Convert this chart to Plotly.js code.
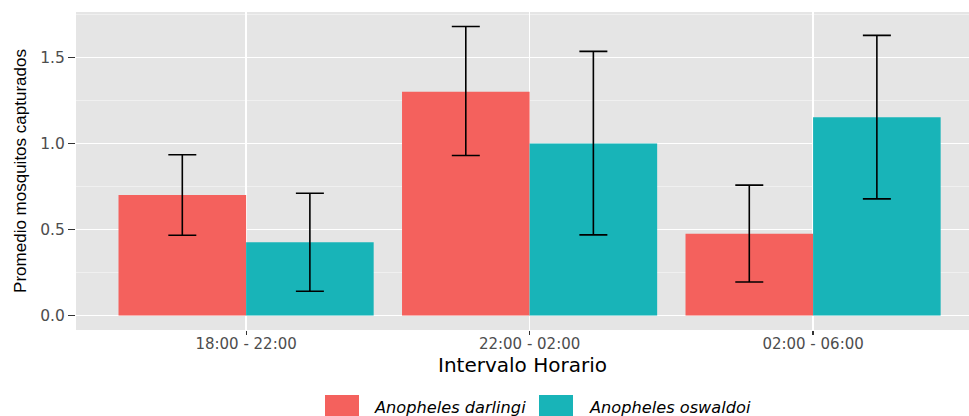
<!DOCTYPE html>
<html>
<head>
<meta charset="utf-8">
<script src="https://cdn.plot.ly/plotly-3.0.1.min.js"></script>
<style>html,body{margin:0;padding:0;background:#fff;}#chart{width:969px;height:416px;}</style>
</head>
<body>
<div id="chart"></div>
<script>
// Data
var categories = ["18:00 - 22:00", "22:00 - 02:00", "02:00 - 06:00"];
var seriesNames = ["Anopheles darlingi", "Anopheles oswaldoi"];
var darlingiMean = [0.70, 1.30, 0.475];
var darlingiUpper = [0.934, 1.68, 0.758];
var darlingiLower = [0.467, 0.93, 0.195];
var oswaldoiMean = [0.426, 1.00, 1.152];
var oswaldoiUpper = [0.711, 1.535, 1.628];
var oswaldoiLower = [0.141, 0.469, 0.678];
var yTickVals = [0.0, 0.5, 1.0, 1.5];
var yTickText = ["0.0", "0.5", "1.0", "1.5"];

var colors = ["#F4615D", "#18B4B8"];
var W = 969, H = 416, L = 76, R = 0, T = 12, B = 86;
var pw = W - L - R, ph = H - T - B;
function px2x(p){ return (p - L) / pw; }
function px2y(p){ return (H - B - p) / ph; }

function mk(name, mean, up, lo, color){
  return {
    type: "bar", name: name, x: categories, y: mean,
    marker: {color: color, line: {width: 0}},
    error_y: {type: "data", symmetric: false,
      array: mean.map(function(v,i){ return up[i] - v; }),
      arrayminus: mean.map(function(v,i){ return v - lo[i]; }),
      color: "#000000", thickness: 1.6, width: 14},
    showlegend: false, hoverinfo: "skip"
  };
}
var data = [
  mk(seriesNames[0], darlingiMean, darlingiUpper, darlingiLower, colors[0]),
  mk(seriesNames[1], oswaldoiMean, oswaldoiUpper, oswaldoiLower, colors[1])
];

var font = "DejaVu Sans, Liberation Sans, Arial, sans-serif";
var fontNarrow = "Liberation Sans, Arial, Helvetica, sans-serif";
var shapes = [], annotations = [];
var keyX = [325, 539], textX = [372, 587];
for (var i = 0; i < seriesNames.length; i++) {
  shapes.push({type: "rect", xref: "paper", yref: "paper",
    x0: px2x(keyX[i]), x1: px2x(keyX[i] + 34), y0: px2y(395), y1: px2y(430),
    fillcolor: colors[i], line: {width: 0}});
  annotations.push({xref: "paper", yref: "paper", x: px2x(textX[i]), y: px2y(407),
    xanchor: "left", yanchor: "middle", showarrow: false,
    text: "<i>" + seriesNames[i] + "</i>",
    font: {family: font, size: 16.2, color: "#000000"}});
}

var layout = {
  width: W, height: H,
  margin: {l: L, r: R, t: T, b: B, pad: 0},
  paper_bgcolor: "#ffffff", plot_bgcolor: "#E5E5E5",
  font: {family: font},
  barmode: "group", bargap: 0.1, bargroupgap: 0,
  showlegend: false,
  xaxis: {
    type: "category", range: [-0.6, 2.55],
    showgrid: true, gridcolor: "#ffffff", gridwidth: 1.4,
    zeroline: false, showline: false,
    ticks: "outside", ticklen: 4, tickcolor: "#333333", tickwidth: 1.2,
    ticklabelstandoff: -4,
    tickfont: {family: font, size: 15, color: "#4D4D4D"},
    title: {text: "Intervalo Horario", font: {family: font, size: 20, color: "#000000"}, standoff: 0},
    fixedrange: true
  },
  yaxis: {
    range: [-0.084, 1.764],
    tickvals: yTickVals, ticktext: yTickText,
    showgrid: true, gridcolor: "#ffffff", gridwidth: 1.4,
    minor: {tickvals: [0.25, 0.75, 1.25, 1.75], showgrid: true, gridcolor: "#F2F2F2", gridwidth: 0.8, ticks: ""},
    zeroline: false, showline: false,
    ticks: "outside", ticklen: 7, tickcolor: "#333333", tickwidth: 1.2,
    tickfont: {family: font, size: 15.5, color: "#4D4D4D"},
    title: {text: "Promedio mosquitos capturados", font: {family: fontNarrow, size: 17, color: "#000000"}, standoff: 9},
    fixedrange: true
  },
  shapes: shapes,
  annotations: annotations
};

Plotly.newPlot("chart", data, layout, {displayModeBar: false, staticPlot: true});
</script>
</body>
</html>
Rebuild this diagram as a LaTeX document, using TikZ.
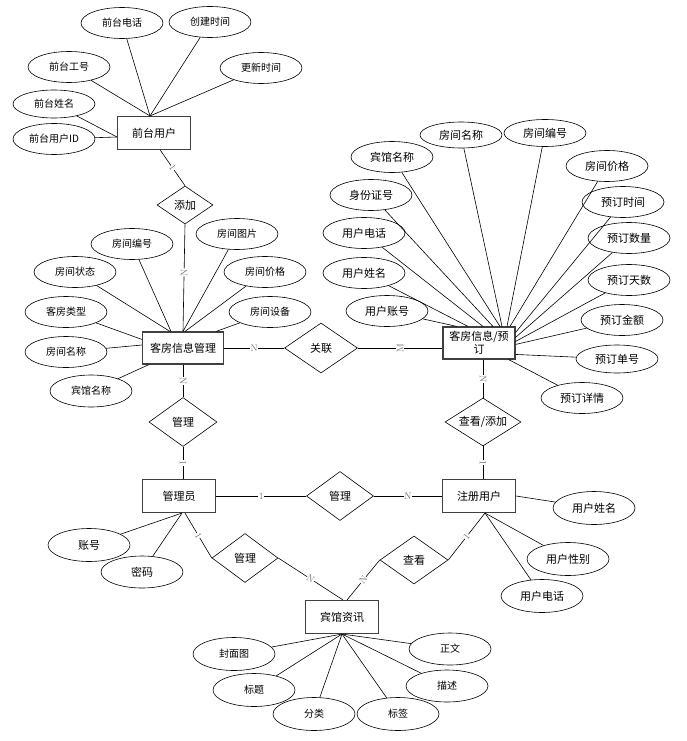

++++++

**Exercise:** Reproduce the whole listing exactly, but not the images in it.

**Task solution:**
Convert this chart to Plotly.js code.
<!DOCTYPE html>
<html>
<head>
<meta charset="utf-8">
<script src="https://cdn.plot.ly/plotly-3.0.1.min.js"></script>
<style>html,body{margin:0;padding:0;background:#fff;}#chart{width:969px;height:416px;}</style>
</head>
<body>
<div id="chart"></div>
<script>
// Data
var categories = ["18:00 - 22:00", "22:00 - 02:00", "02:00 - 06:00"];
var seriesNames = ["Anopheles darlingi", "Anopheles oswaldoi"];
var darlingiMean = [0.70, 1.30, 0.475];
var darlingiUpper = [0.934, 1.68, 0.758];
var darlingiLower = [0.467, 0.93, 0.195];
var oswaldoiMean = [0.426, 1.00, 1.152];
var oswaldoiUpper = [0.711, 1.535, 1.628];
var oswaldoiLower = [0.141, 0.469, 0.678];
var yTickVals = [0.0, 0.5, 1.0, 1.5];
var yTickText = ["0.0", "0.5", "1.0", "1.5"];

var colors = ["#F4615D", "#18B4B8"];
var W = 969, H = 416, L = 76, R = 0, T = 12, B = 86;
var pw = W - L - R, ph = H - T - B;
function px2x(p){ return (p - L) / pw; }
function px2y(p){ return (H - B - p) / ph; }

function mk(name, mean, up, lo, color){
  return {
    type: "bar", name: name, x: categories, y: mean,
    marker: {color: color, line: {width: 0}},
    error_y: {type: "data", symmetric: false,
      array: mean.map(function(v,i){ return up[i] - v; }),
      arrayminus: mean.map(function(v,i){ return v - lo[i]; }),
      color: "#000000", thickness: 1.6, width: 14},
    showlegend: false, hoverinfo: "skip"
  };
}
var data = [
  mk(seriesNames[0], darlingiMean, darlingiUpper, darlingiLower, colors[0]),
  mk(seriesNames[1], oswaldoiMean, oswaldoiUpper, oswaldoiLower, colors[1])
];

var font = "DejaVu Sans, Liberation Sans, Arial, sans-serif";
var fontNarrow = "Liberation Sans, Arial, Helvetica, sans-serif";
var shapes = [], annotations = [];
var keyX = [325, 539], textX = [372, 587];
for (var i = 0; i < seriesNames.length; i++) {
  shapes.push({type: "rect", xref: "paper", yref: "paper",
    x0: px2x(keyX[i]), x1: px2x(keyX[i] + 34), y0: px2y(395), y1: px2y(430),
    fillcolor: colors[i], line: {width: 0}});
  annotations.push({xref: "paper", yref: "paper", x: px2x(textX[i]), y: px2y(407),
    xanchor: "left", yanchor: "middle", showarrow: false,
    text: "<i>" + seriesNames[i] + "</i>",
    font: {family: font, size: 16.2, color: "#000000"}});
}

var layout = {
  width: W, height: H,
  margin: {l: L, r: R, t: T, b: B, pad: 0},
  paper_bgcolor: "#ffffff", plot_bgcolor: "#E5E5E5",
  font: {family: font},
  barmode: "group", bargap: 0.1, bargroupgap: 0,
  showlegend: false,
  xaxis: {
    type: "category", range: [-0.6, 2.55],
    showgrid: true, gridcolor: "#ffffff", gridwidth: 1.4,
    zeroline: false, showline: false,
    ticks: "outside", ticklen: 4, tickcolor: "#333333", tickwidth: 1.2,
    ticklabelstandoff: -4,
    tickfont: {family: font, size: 15, color: "#4D4D4D"},
    title: {text: "Intervalo Horario", font: {family: font, size: 20, color: "#000000"}, standoff: 0},
    fixedrange: true
  },
  yaxis: {
    range: [-0.084, 1.764],
    tickvals: yTickVals, ticktext: yTickText,
    showgrid: true, gridcolor: "#ffffff", gridwidth: 1.4,
    minor: {tickvals: [0.25, 0.75, 1.25, 1.75], showgrid: true, gridcolor: "#F2F2F2", gridwidth: 0.8, ticks: ""},
    zeroline: false, showline: false,
    ticks: "outside", ticklen: 7, tickcolor: "#333333", tickwidth: 1.2,
    tickfont: {family: font, size: 15.5, color: "#4D4D4D"},
    title: {text: "Promedio mosquitos capturados", font: {family: fontNarrow, size: 17, color: "#000000"}, standoff: 9},
    fixedrange: true
  },
  shapes: shapes,
  annotations: annotations
};

Plotly.newPlot("chart", data, layout, {displayModeBar: false, staticPlot: true});
</script>
</body>
</html>
Rebuild this diagram as a LaTeX document, using TikZ.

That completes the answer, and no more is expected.